I think I learned an extremely valuable lesson today that transfers from spiritual fitness to physical fitness. I went to confession today in preparation for being confirmed into the Roman Catholic Church and took away something. “It is done.” and “it is in the past” to take all that spiritual sin and set it aside and with God’s grace in his Son's sacrifice, to be forgiven and move on. Actually forgive yourself too as God forgives you.
Now on to the spiritual side of physical fitness. I pigged out on Chinese food before confession. In the past I’ve done lots of unhealthy choices, be it not exercising or eating junk food, but they are “done“. They are in the “past“. Is eating junk and being a sloth good, of course not. But it’s done and it can be in the past. Do I forgive myself and move on to more, or just more of the same? What am I going to do now? Where do I want to go? Where do I want to be? What do I wanna be?
At the gym I stared that treadmill down and said, “bring it on! What have you got?” I thrashed that machine for one full hour and logged up 2.7 miles. To an athlete it might not be a lot but where I am now that’s a very good start line.

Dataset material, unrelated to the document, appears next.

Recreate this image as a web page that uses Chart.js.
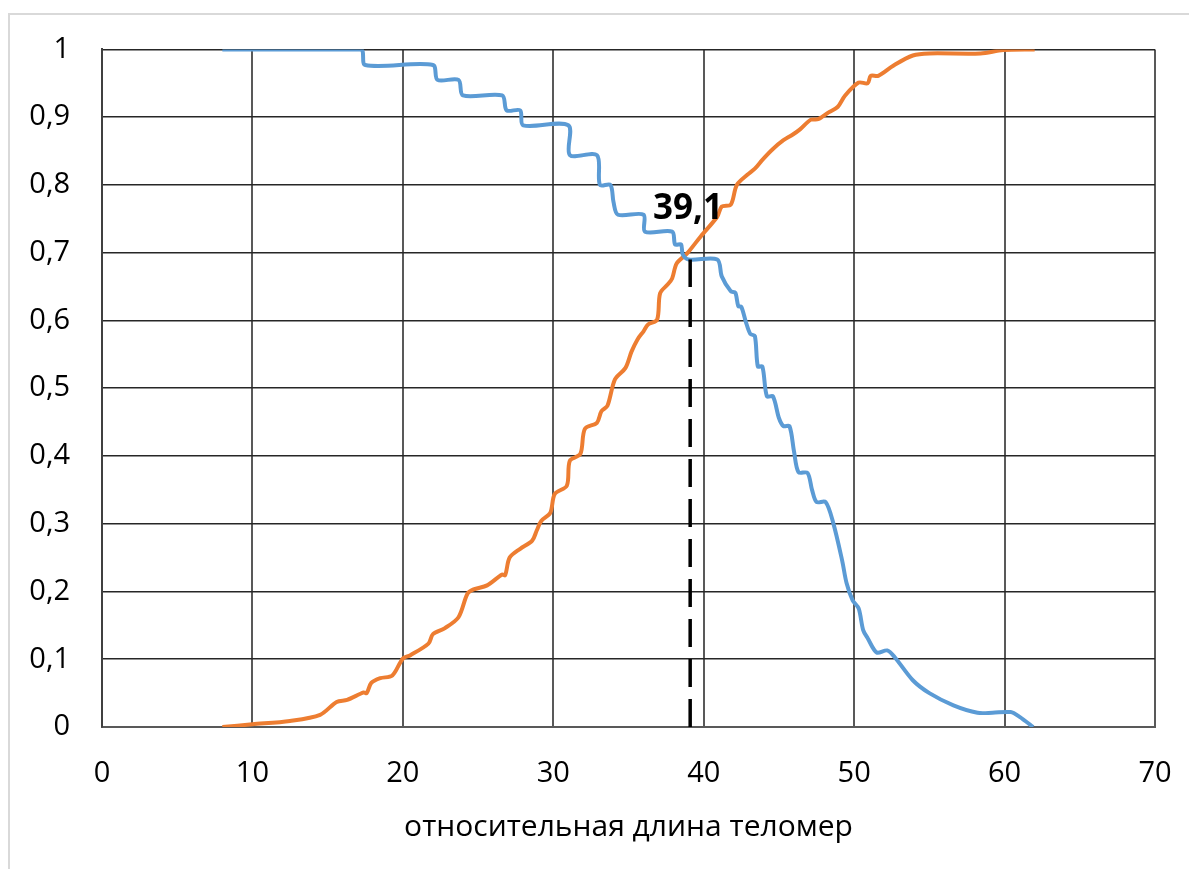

Sure my heart rate at one point was gross (pun intended but honestly 144) which is pushing up a bit in the target heart rate and that machine rang some sweat out of me!
Then I had a vision… or a delirious hallucination from the insane workout? I saw him. The future me, toned and muscled jogging along in front of me. He smiled almost telepathically telling me, “Come on. I’ll meet you up ahead” and he disappeared.
I smiled the rest of that time on the treadmill. “It is done” with each step I moved, one step closer to where I “wanna be.” The treadmill lost tonight because I wanted to be.